> [Description of the task]: Retype, exactly as they stand, the lines from the start of the data to the line that contains "0.463, 0.468, 0.472, 0.500, 0.503, 0.505, 0.503]", both ends included. Leave the pictures out.

> [Stored data]:
Begin

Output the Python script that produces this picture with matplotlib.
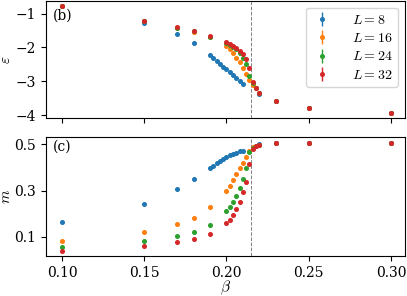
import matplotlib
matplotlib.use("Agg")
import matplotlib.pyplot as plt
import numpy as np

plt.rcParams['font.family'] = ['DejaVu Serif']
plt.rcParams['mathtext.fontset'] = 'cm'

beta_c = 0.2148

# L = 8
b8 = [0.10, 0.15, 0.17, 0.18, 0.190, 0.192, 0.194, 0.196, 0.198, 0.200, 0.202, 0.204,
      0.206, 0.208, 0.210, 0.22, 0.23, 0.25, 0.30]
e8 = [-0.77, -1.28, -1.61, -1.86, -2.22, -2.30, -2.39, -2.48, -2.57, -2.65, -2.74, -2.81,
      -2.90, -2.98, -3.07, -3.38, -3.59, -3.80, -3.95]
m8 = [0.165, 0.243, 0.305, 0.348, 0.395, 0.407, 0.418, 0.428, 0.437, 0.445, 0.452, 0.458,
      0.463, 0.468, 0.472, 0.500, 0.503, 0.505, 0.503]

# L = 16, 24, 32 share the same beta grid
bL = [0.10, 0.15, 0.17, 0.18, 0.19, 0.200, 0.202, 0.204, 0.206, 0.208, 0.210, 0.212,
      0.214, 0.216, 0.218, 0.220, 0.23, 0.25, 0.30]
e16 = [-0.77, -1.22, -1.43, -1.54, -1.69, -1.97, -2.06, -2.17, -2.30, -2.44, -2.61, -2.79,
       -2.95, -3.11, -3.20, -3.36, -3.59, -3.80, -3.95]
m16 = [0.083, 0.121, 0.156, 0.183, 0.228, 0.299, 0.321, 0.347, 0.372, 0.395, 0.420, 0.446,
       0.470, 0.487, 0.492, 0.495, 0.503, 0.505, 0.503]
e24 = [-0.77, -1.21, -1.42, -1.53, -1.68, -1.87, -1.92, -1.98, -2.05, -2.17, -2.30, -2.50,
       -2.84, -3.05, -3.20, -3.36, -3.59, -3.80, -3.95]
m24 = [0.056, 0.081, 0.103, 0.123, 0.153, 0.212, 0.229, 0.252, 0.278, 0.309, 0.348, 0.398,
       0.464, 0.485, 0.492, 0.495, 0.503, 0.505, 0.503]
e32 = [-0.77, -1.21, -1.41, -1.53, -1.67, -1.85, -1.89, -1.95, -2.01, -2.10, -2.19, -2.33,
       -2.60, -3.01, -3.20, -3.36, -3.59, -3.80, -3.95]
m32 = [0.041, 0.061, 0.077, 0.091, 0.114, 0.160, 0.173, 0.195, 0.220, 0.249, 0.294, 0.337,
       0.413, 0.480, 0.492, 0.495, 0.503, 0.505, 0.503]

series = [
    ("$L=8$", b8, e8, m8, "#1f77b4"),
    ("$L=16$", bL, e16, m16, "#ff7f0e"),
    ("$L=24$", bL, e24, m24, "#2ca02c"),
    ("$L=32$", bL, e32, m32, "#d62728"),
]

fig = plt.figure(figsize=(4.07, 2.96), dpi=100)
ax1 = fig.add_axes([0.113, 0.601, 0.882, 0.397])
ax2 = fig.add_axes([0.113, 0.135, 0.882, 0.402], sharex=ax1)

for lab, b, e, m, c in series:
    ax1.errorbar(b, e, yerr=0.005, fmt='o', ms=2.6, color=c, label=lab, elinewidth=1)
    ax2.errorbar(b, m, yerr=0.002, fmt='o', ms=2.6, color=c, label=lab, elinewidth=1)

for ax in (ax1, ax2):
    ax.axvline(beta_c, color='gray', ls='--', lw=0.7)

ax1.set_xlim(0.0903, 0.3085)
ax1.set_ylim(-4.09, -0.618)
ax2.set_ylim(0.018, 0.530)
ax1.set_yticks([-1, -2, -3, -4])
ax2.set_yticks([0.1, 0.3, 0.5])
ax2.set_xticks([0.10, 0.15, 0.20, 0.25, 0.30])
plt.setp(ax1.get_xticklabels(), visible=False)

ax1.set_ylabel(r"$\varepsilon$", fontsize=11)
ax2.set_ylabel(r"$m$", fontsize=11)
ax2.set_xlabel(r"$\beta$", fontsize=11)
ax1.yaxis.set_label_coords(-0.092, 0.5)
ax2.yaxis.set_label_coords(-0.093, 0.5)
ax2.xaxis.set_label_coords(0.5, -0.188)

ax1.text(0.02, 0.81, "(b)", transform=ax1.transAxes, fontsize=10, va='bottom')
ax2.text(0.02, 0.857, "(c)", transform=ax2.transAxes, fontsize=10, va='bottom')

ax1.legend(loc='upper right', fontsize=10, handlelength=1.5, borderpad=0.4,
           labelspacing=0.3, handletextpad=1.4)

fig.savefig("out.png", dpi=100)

End

> [Result for this task]:
Output the Python script that produces this picture with matplotlib.
import matplotlib
matplotlib.use("Agg")
import matplotlib.pyplot as plt
import numpy as np

plt.rcParams['font.family'] = ['DejaVu Serif']
plt.rcParams['mathtext.fontset'] = 'cm'

beta_c = 0.2148

# L = 8
b8 = [0.10, 0.15, 0.17, 0.18, 0.190, 0.192, 0.194, 0.196, 0.198, 0.200, 0.202, 0.204,
      0.206, 0.208, 0.210, 0.22, 0.23, 0.25, 0.30]
e8 = [-0.77, -1.28, -1.61, -1.86, -2.22, -2.30, -2.39, -2.48, -2.57, -2.65, -2.74, -2.81,
      -2.90, -2.98, -3.07, -3.38, -3.59, -3.80, -3.95]
m8 = [0.165, 0.243, 0.305, 0.348, 0.395, 0.407, 0.418, 0.428, 0.437, 0.445, 0.452, 0.458,
      0.463, 0.468, 0.472, 0.500, 0.503, 0.505, 0.503]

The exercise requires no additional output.